* **EXERCISE**: Reproduce the listing below exactly, minus its pictures.

* **INFORMATION SHOWN**:

>>>>>

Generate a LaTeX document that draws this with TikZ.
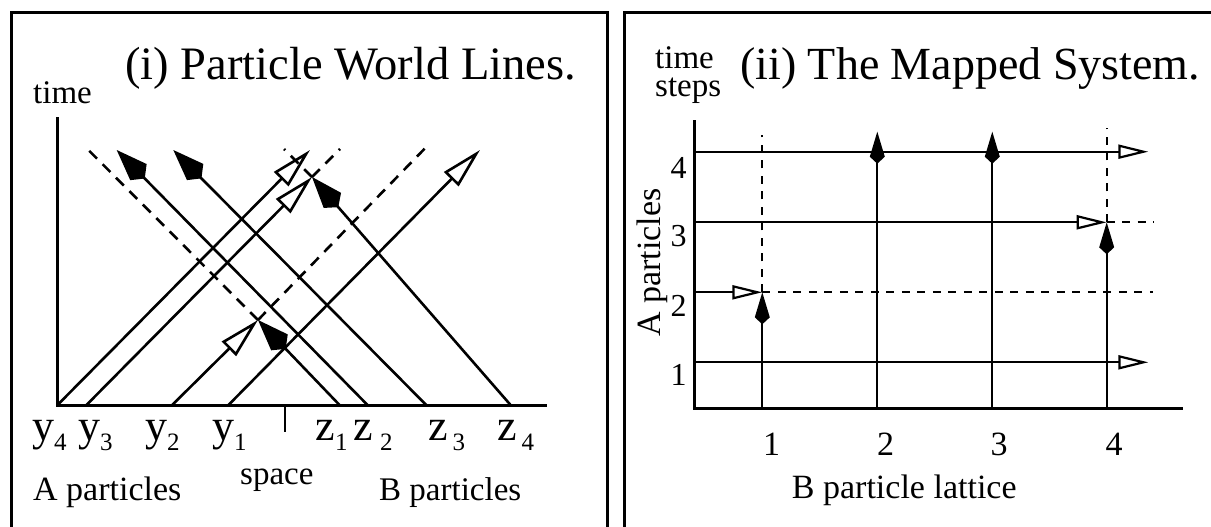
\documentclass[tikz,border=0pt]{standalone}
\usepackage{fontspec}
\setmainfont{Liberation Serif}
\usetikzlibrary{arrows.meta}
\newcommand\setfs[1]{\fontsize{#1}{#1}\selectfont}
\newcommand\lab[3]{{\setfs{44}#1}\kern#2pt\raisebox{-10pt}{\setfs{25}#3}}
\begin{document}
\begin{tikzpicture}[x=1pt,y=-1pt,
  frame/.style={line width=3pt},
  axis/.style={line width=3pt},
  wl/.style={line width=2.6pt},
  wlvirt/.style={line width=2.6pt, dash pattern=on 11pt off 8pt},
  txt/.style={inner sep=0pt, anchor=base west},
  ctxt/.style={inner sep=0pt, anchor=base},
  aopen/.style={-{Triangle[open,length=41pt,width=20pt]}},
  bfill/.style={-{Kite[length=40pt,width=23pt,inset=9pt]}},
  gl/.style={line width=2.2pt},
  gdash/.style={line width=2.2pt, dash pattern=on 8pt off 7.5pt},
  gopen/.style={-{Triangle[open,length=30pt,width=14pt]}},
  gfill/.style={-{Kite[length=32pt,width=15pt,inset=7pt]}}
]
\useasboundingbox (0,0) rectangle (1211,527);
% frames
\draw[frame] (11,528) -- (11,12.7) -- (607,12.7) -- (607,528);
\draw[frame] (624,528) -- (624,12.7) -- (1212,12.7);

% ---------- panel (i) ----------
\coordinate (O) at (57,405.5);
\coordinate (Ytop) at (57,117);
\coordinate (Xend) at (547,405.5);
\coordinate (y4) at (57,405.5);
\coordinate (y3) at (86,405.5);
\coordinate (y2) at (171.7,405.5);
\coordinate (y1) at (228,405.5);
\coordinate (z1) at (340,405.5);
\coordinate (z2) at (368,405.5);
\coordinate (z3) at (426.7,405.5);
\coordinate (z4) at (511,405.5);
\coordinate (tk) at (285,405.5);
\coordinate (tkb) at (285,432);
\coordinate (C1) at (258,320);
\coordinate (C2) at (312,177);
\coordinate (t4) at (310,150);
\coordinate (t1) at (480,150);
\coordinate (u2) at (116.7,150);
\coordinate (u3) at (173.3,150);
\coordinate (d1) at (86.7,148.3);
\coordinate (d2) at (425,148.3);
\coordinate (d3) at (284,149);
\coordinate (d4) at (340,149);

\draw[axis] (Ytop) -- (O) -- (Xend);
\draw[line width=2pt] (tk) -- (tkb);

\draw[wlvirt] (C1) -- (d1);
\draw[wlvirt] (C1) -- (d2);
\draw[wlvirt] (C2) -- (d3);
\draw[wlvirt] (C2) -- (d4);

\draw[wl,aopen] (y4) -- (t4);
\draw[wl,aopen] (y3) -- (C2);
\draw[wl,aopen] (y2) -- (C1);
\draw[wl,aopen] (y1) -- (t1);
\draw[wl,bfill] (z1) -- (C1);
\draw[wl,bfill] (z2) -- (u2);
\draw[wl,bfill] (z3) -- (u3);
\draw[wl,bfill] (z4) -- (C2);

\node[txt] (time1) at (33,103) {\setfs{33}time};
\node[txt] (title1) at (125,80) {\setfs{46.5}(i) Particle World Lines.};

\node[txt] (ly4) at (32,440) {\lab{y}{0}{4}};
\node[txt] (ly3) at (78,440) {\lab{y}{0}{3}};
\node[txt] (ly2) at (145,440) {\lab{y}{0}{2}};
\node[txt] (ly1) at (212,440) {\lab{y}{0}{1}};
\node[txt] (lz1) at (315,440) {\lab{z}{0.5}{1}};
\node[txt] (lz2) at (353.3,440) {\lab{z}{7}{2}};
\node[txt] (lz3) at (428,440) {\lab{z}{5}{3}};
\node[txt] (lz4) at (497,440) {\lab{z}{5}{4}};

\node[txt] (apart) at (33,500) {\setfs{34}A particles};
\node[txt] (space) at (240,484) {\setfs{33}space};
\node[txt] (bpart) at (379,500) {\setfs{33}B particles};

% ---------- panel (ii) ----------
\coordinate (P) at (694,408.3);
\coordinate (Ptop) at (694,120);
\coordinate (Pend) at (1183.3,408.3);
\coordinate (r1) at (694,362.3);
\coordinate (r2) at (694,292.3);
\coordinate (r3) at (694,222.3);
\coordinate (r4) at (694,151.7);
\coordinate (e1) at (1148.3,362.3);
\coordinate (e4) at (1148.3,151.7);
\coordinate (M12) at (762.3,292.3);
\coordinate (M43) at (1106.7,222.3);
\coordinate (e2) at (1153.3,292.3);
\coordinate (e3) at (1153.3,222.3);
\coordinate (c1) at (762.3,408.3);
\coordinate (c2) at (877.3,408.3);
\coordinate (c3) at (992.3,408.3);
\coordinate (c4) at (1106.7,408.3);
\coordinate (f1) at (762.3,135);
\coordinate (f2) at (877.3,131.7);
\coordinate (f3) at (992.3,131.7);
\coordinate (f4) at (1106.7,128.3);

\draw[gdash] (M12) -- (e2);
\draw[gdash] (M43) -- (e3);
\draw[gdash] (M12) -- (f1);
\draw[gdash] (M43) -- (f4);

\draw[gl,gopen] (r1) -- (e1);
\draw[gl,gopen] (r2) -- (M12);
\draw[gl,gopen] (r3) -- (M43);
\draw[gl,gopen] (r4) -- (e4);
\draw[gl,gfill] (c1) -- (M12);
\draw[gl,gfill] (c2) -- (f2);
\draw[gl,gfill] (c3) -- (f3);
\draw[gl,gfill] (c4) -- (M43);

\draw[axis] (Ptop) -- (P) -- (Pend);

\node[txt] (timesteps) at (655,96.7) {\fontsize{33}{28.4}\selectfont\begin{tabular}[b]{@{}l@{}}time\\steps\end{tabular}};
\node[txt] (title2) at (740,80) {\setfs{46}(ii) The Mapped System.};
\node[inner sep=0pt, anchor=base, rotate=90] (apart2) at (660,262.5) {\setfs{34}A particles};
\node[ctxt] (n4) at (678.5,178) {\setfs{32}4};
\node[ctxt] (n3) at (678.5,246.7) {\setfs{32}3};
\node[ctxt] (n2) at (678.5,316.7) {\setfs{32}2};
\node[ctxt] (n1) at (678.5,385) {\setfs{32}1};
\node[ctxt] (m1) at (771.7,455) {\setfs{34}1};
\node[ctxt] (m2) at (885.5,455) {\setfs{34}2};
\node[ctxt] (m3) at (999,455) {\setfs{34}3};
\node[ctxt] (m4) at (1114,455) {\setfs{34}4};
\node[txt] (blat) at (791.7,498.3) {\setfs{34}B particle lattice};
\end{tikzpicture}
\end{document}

<<<<<

* **FULL SOLUTION**:
Generate a LaTeX document that draws this with TikZ.
\documentclass[tikz,border=0pt]{standalone}
\usepackage{fontspec}
\setmainfont{Liberation Serif}
\usetikzlibrary{arrows.meta}
\newcommand\setfs[1]{\fontsize{#1}{#1}\selectfont}
\newcommand\lab[3]{{\setfs{44}#1}\kern#2pt\raisebox{-10pt}{\setfs{25}#3}}
\begin{document}
\begin{tikzpicture}[x=1pt,y=-1pt,
  frame/.style={line width=3pt},
  axis/.style={line width=3pt},
  wl/.style={line width=2.6pt},
  wlvirt/.style={line width=2.6pt, dash pattern=on 11pt off 8pt},
  txt/.style={inner sep=0pt, anchor=base west},
  ctxt/.style={inner sep=0pt, anchor=base},
  aopen/.style={-{Triangle[open,length=41pt,width=20pt]}},
  bfill/.style={-{Kite[length=40pt,width=23pt,inset=9pt]}},
  gl/.style={line width=2.2pt},
  gdash/.style={line width=2.2pt, dash pattern=on 8pt off 7.5pt},
  gopen/.style={-{Triangle[open,length=30pt,width=14pt]}},
  gfill/.style={-{Kite[length=32pt,width=15pt,inset=7pt]}}
]
\useasboundingbox (0,0) rectangle (1211,527);
% frames
\draw[frame] (11,528) -- (11,12.7) -- (607,12.7) -- (607,528);
\draw[frame] (624,528) -- (624,12.7) -- (1212,12.7);

% ---------- panel (i) ----------
\coordinate (O) at (57,405.5);
\coordinate (Ytop) at (57,117);
\coordinate (Xend) at (547,405.5);
\coordinate (y4) at (57,405.5);
\coordinate (y3) at (86,405.5);
\coordinate (y2) at (171.7,405.5);
\coordinate (y1) at (228,405.5);
\coordinate (z1) at (340,405.5);
\coordinate (z2) at (368,405.5);
\coordinate (z3) at (426.7,405.5);
\coordinate (z4) at (511,405.5);
\coordinate (tk) at (285,405.5);
\coordinate (tkb) at (285,432);
\coordinate (C1) at (258,320);
\coordinate (C2) at (312,177);
\coordinate (t4) at (310,150);
\coordinate (t1) at (480,150);
\coordinate (u2) at (116.7,150);
\coordinate (u3) at (173.3,150);
\coordinate (d1) at (86.7,148.3);
\coordinate (d2) at (425,148.3);
\coordinate (d3) at (284,149);
\coordinate (d4) at (340,149);

\draw[axis] (Ytop) -- (O) -- (Xend);
\draw[line width=2pt] (tk) -- (tkb);

\draw[wlvirt] (C1) -- (d1);
\draw[wlvirt] (C1) -- (d2);
\draw[wlvirt] (C2) -- (d3);
\draw[wlvirt] (C2) -- (d4);

\draw[wl,aopen] (y4) -- (t4);
\draw[wl,aopen] (y3) -- (C2);
\draw[wl,aopen] (y2) -- (C1);
\draw[wl,aopen] (y1) -- (t1);
\draw[wl,bfill] (z1) -- (C1);
\draw[wl,bfill] (z2) -- (u2);
\draw[wl,bfill] (z3) -- (u3);
\draw[wl,bfill] (z4) -- (C2);

\node[txt] (time1) at (33,103) {\setfs{33}time};
\node[txt] (title1) at (125,80) {\setfs{46.5}(i) Particle World Lines.};

\node[txt] (ly4) at (32,440) {\lab{y}{0}{4}};
\node[txt] (ly3) at (78,440) {\lab{y}{0}{3}};
\node[txt] (ly2) at (145,440) {\lab{y}{0}{2}};
\node[txt] (ly1) at (212,440) {\lab{y}{0}{1}};
\node[txt] (lz1) at (315,440) {\lab{z}{0.5}{1}};
\node[txt] (lz2) at (353.3,440) {\lab{z}{7}{2}};
\node[txt] (lz3) at (428,440) {\lab{z}{5}{3}};
\node[txt] (lz4) at (497,440) {\lab{z}{5}{4}};

\node[txt] (apart) at (33,500) {\setfs{34}A particles};
\node[txt] (space) at (240,484) {\setfs{33}space};
\node[txt] (bpart) at (379,500) {\setfs{33}B particles};

% ---------- panel (ii) ----------
\coordinate (P) at (694,408.3);
\coordinate (Ptop) at (694,120);
\coordinate (Pend) at (1183.3,408.3);
\coordinate (r1) at (694,362.3);
\coordinate (r2) at (694,292.3);
\coordinate (r3) at (694,222.3);
\coordinate (r4) at (694,151.7);
\coordinate (e1) at (1148.3,362.3);
\coordinate (e4) at (1148.3,151.7);
\coordinate (M12) at (762.3,292.3);
\coordinate (M43) at (1106.7,222.3);
\coordinate (e2) at (1153.3,292.3);
\coordinate (e3) at (1153.3,222.3);
\coordinate (c1) at (762.3,408.3);
\coordinate (c2) at (877.3,408.3);
\coordinate (c3) at (992.3,408.3);
\coordinate (c4) at (1106.7,408.3);
\coordinate (f1) at (762.3,135);
\coordinate (f2) at (877.3,131.7);
\coordinate (f3) at (992.3,131.7);
\coordinate (f4) at (1106.7,128.3);

\draw[gdash] (M12) -- (e2);
\draw[gdash] (M43) -- (e3);
\draw[gdash] (M12) -- (f1);
\draw[gdash] (M43) -- (f4);

\draw[gl,gopen] (r1) -- (e1);
\draw[gl,gopen] (r2) -- (M12);
\draw[gl,gopen] (r3) -- (M43);
\draw[gl,gopen] (r4) -- (e4);
\draw[gl,gfill] (c1) -- (M12);
\draw[gl,gfill] (c2) -- (f2);
\draw[gl,gfill] (c3) -- (f3);
\draw[gl,gfill] (c4) -- (M43);

\draw[axis] (Ptop) -- (P) -- (Pend);

\node[txt] (timesteps) at (655,96.7) {\fontsize{33}{28.4}\selectfont\begin{tabular}[b]{@{}l@{}}time\\steps\end{tabular}};
\node[txt] (title2) at (740,80) {\setfs{46}(ii) The Mapped System.};
\node[inner sep=0pt, anchor=base, rotate=90] (apart2) at (660,262.5) {\setfs{34}A particles};
\node[ctxt] (n4) at (678.5,178) {\setfs{32}4};
\node[ctxt] (n3) at (678.5,246.7) {\setfs{32}3};
\node[ctxt] (n2) at (678.5,316.7) {\setfs{32}2};
\node[ctxt] (n1) at (678.5,385) {\setfs{32}1};
\node[ctxt] (m1) at (771.7,455) {\setfs{34}1};
\node[ctxt] (m2) at (885.5,455) {\setfs{34}2};
\node[ctxt] (m3) at (999,455) {\setfs{34}3};
\node[ctxt] (m4) at (1114,455) {\setfs{34}4};
\node[txt] (blat) at (791.7,498.3) {\setfs{34}B particle lattice};
\end{tikzpicture}
\end{document}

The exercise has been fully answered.